AIM OF THE EXERCISE:
Reproduce the lines of the material exactly, excluding every image.

** START STORED DATA **

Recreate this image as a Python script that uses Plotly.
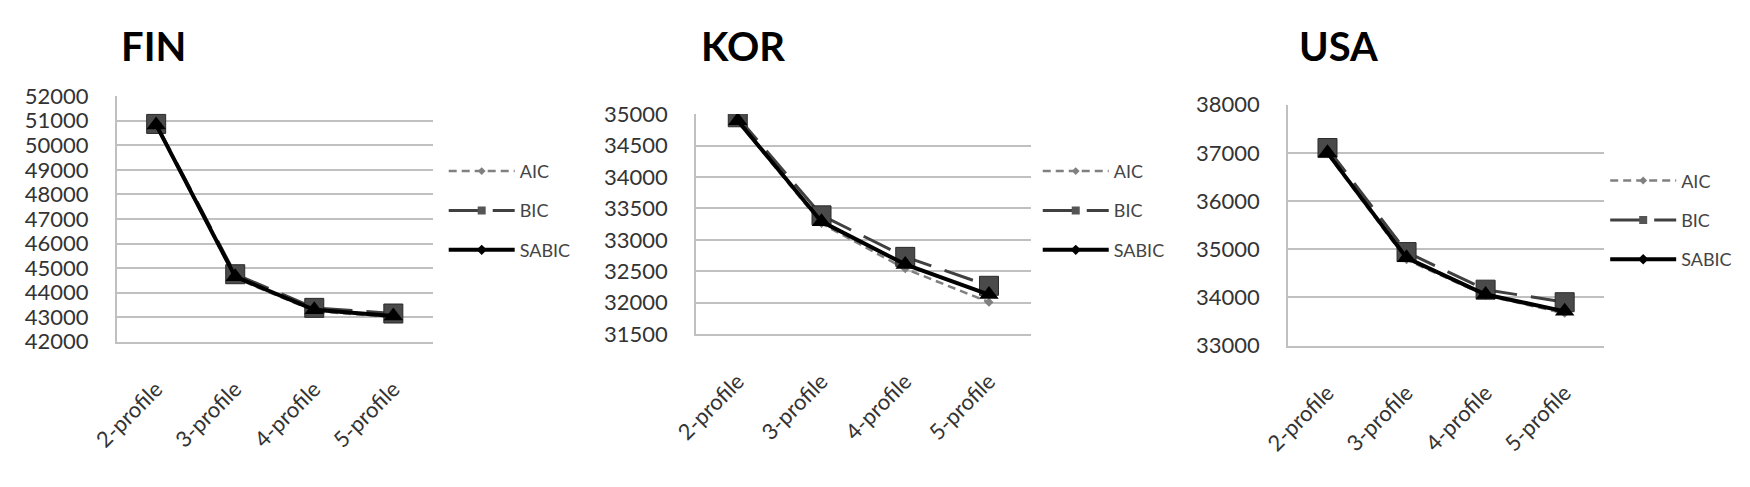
import plotly.graph_objects as go

categories = ["2-profile", "3-profile", "4-profile", "5-profile"]
series_names = ["AIC", "BIC", "SABIC"]

fin_aic = [50800, 44600, 43250, 43000]
fin_bic = [50870, 44750, 43380, 43150]
fin_sabic = [50830, 44650, 43300, 43050]

kor_aic = [34880, 33260, 32540, 32010]
kor_bic = [34950, 33390, 32730, 32270]
kor_sabic = [34895, 33290, 32610, 32130]

usa_aic = [36980, 34780, 34040, 33670]
usa_bic = [37100, 34940, 34160, 33900]
usa_sabic = [37000, 34820, 34060, 33710]

panels = [
    ("FIN", fin_aic, fin_bic, fin_sabic, [42000, 52000], 1000),
    ("KOR", kor_aic, kor_bic, kor_sabic, [31500, 35000], 500),
    ("USA", usa_aic, usa_bic, usa_sabic, [33000, 38000], 1000),
]

W, H = 1750, 487
# pixel geometry of each panel: x0, x1, ytop, ybottom, title x, legend x, legend y
geom = [
    (92, 413, 87, 347, 94, 424, 147),
    (680, 1020, 106, 339, 683, 1027, 147),
    (1281, 1602, 96, 351, 1290, 1603, 157),
]

styles = {
    "AIC": dict(line=dict(color="#808080", width=2.5, dash="8px,5px"),
                marker=dict(symbol="diamond", size=7, color="#808080")),
    "BIC": dict(line=dict(color="#404040", width=3, dash="30px,14px"),
                marker=dict(symbol="square", size=19, color="#4a4a4a",
                            line=dict(color="#2a2a2a", width=1))),
    "SABIC": dict(line=dict(color="#000000", width=4),
                  marker=dict(symbol="triangle-up", size=17, color="#000000")),
}
legend_markers = {
    "AIC": dict(symbol="diamond", size=6, color="#808080"),
    "BIC": dict(symbol="square", size=8, color="#555555"),
    "SABIC": dict(symbol="diamond", size=8, color="#000000"),
}

fig = go.Figure()
font_family = "Lato, Open Sans, sans-serif"

for i, (name, aic, bic, sabic, yrange, dtick) in enumerate(panels):
    n = "" if i == 0 else str(i + 1)
    legend_id = "legend" + n
    for sname, vals in zip(series_names, [aic, bic, sabic]):
        st = styles[sname]
        fig.add_trace(go.Scatter(
            x=categories, y=vals, name=sname, mode="lines+markers",
            line=st["line"], marker=st["marker"],
            xaxis="x" + n, yaxis="y" + n, showlegend=False,
            legendgroup=name + sname,
        ))
    for sname in series_names:
        st = styles[sname]
        fig.add_trace(go.Scatter(
            x=[None], y=[None], name=sname, mode="lines+markers",
            line=st["line"], marker=legend_markers[sname],
            xaxis="x" + n, yaxis="y" + n, legend=legend_id,
            legendgroup=name + sname, showlegend=True,
        ))
    x0, x1, yt, yb, tx, lx, ly = geom[i]
    fig.update_layout(**{
        "xaxis" + n: dict(
            domain=[x0 / W, x1 / W], anchor="y" + n, type="category",
            range=[-0.5, 3.5], showgrid=False, zeroline=False,
            showline=True, linecolor="#c0c0c0", linewidth=1.5,
            tickangle=-45, ticks="", ticklabelstandoff=24,
            tickfont=dict(family=font_family, size=22, color="#333333"),
        ),
        "yaxis" + n: dict(
            domain=[1 - yb / H, 1 - yt / H], anchor="x" + n,
            range=yrange, dtick=dtick, tickformat="d",
            showgrid=True, gridcolor="#c0c0c0", gridwidth=1.5,
            zeroline=False, showline=True, linecolor="#c0c0c0", linewidth=1.5,
            ticks="", ticklabelstandoff=22,
            tickfont=dict(family=font_family, size=22, color="#333333"),
        ),
        legend_id: dict(
            x=lx / W, y=1 - ly / H, xanchor="left", yanchor="top",
            font=dict(family=font_family, size=18, color="#444444"),
            itemwidth=66, traceorder="grouped", tracegroupgap=13,
            bgcolor="rgba(0,0,0,0)",
        ),
    })
    fig.add_annotation(
        text="<b>" + name + "</b>", xref="paper", yref="paper",
        x=tx / W, y=1 - 34 / H, xanchor="left", yanchor="middle",
        showarrow=False, font=dict(family=font_family, size=40, color="#000000"),
    )

fig.update_layout(
    width=W, height=H, margin=dict(l=0, r=0, t=0, b=0),
    paper_bgcolor="white", plot_bgcolor="white", showlegend=True,
)

fig.write_html(
    "out.html",
    config={"displayModeBar": False},
    post_script="document.body.style.margin='0px';document.body.style.overflow='hidden';",
)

** END STORED DATA **

TASK RESULT:
Recreate this image as a Python script that uses Plotly.
import plotly.graph_objects as go

categories = ["2-profile", "3-profile", "4-profile", "5-profile"]
series_names = ["AIC", "BIC", "SABIC"]

fin_aic = [50800, 44600, 43250, 43000]
fin_bic = [50870, 44750, 43380, 43150]
fin_sabic = [50830, 44650, 43300, 43050]

kor_aic = [34880, 33260, 32540, 32010]
kor_bic = [34950, 33390, 32730, 32270]
kor_sabic = [34895, 33290, 32610, 32130]

usa_aic = [36980, 34780, 34040, 33670]
usa_bic = [37100, 34940, 34160, 33900]
usa_sabic = [37000, 34820, 34060, 33710]

panels = [
    ("FIN", fin_aic, fin_bic, fin_sabic, [42000, 52000], 1000),
    ("KOR", kor_aic, kor_bic, kor_sabic, [31500, 35000], 500),
    ("USA", usa_aic, usa_bic, usa_sabic, [33000, 38000], 1000),
]

W, H = 1750, 487
# pixel geometry of each panel: x0, x1, ytop, ybottom, title x, legend x, legend y
geom = [
    (92, 413, 87, 347, 94, 424, 147),
    (680, 1020, 106, 339, 683, 1027, 147),
    (1281, 1602, 96, 351, 1290, 1603, 157),
]

styles = {
    "AIC": dict(line=dict(color="#808080", width=2.5, dash="8px,5px"),
                marker=dict(symbol="diamond", size=7, color="#808080")),
    "BIC": dict(line=dict(color="#404040", width=3, dash="30px,14px"),
                marker=dict(symbol="square", size=19, color="#4a4a4a",
                            line=dict(color="#2a2a2a", width=1))),
    "SABIC": dict(line=dict(color="#000000", width=4),
                  marker=dict(symbol="triangle-up", size=17, color="#000000")),
}
legend_markers = {
    "AIC": dict(symbol="diamond", size=6, color="#808080"),
    "BIC": dict(symbol="square", size=8, color="#555555"),
    "SABIC": dict(symbol="diamond", size=8, color="#000000"),
}

fig = go.Figure()
font_family = "Lato, Open Sans, sans-serif"

for i, (name, aic, bic, sabic, yrange, dtick) in enumerate(panels):
    n = "" if i == 0 else str(i + 1)
    legend_id = "legend" + n
    for sname, vals in zip(series_names, [aic, bic, sabic]):
        st = styles[sname]
        fig.add_trace(go.Scatter(
            x=categories, y=vals, name=sname, mode="lines+markers",
            line=st["line"], marker=st["marker"],
            xaxis="x" + n, yaxis="y" + n, showlegend=False,
            legendgroup=name + sname,
        ))
    for sname in series_names:
        st = styles[sname]
        fig.add_trace(go.Scatter(
            x=[None], y=[None], name=sname, mode="lines+markers",
            line=st["line"], marker=legend_markers[sname],
            xaxis="x" + n, yaxis="y" + n, legend=legend_id,
            legendgroup=name + sname, showlegend=True,
        ))
    x0, x1, yt, yb, tx, lx, ly = geom[i]
    fig.update_layout(**{
        "xaxis" + n: dict(
            domain=[x0 / W, x1 / W], anchor="y" + n, type="category",
            range=[-0.5, 3.5], showgrid=False, zeroline=False,
            showline=True, linecolor="#c0c0c0", linewidth=1.5,
            tickangle=-45, ticks="", ticklabelstandoff=24,
            tickfont=dict(family=font_family, size=22, color="#333333"),
        ),
        "yaxis" + n: dict(
            domain=[1 - yb / H, 1 - yt / H], anchor="x" + n,
            range=yrange, dtick=dtick, tickformat="d",
            showgrid=True, gridcolor="#c0c0c0", gridwidth=1.5,
            zeroline=False, showline=True, linecolor="#c0c0c0", linewidth=1.5,
            ticks="", ticklabelstandoff=22,
            tickfont=dict(family=font_family, size=22, color="#333333"),
        ),
        legend_id: dict(
            x=lx / W, y=1 - ly / H, xanchor="left", yanchor="top",
            font=dict(family=font_family, size=18, color="#444444"),
            itemwidth=66, traceorder="grouped", tracegroupgap=13,
            bgcolor="rgba(0,0,0,0)",
        ),
    })
    fig.add_annotation(
        text="<b>" + name + "</b>", xref="paper", yref="paper",
        x=tx / W, y=1 - 34 / H, xanchor="left", yanchor="middle",
        showarrow=False, font=dict(family=font_family, size=40, color="#000000"),
    )

fig.update_layout(
    width=W, height=H, margin=dict(l=0, r=0, t=0, b=0),
    paper_bgcolor="white", plot_bgcolor="white", showlegend=True,
)

fig.write_html(
    "out.html",
    config={"displayModeBar": False},
    post_script="document.body.style.margin='0px';document.body.style.overflow='hidden';",
)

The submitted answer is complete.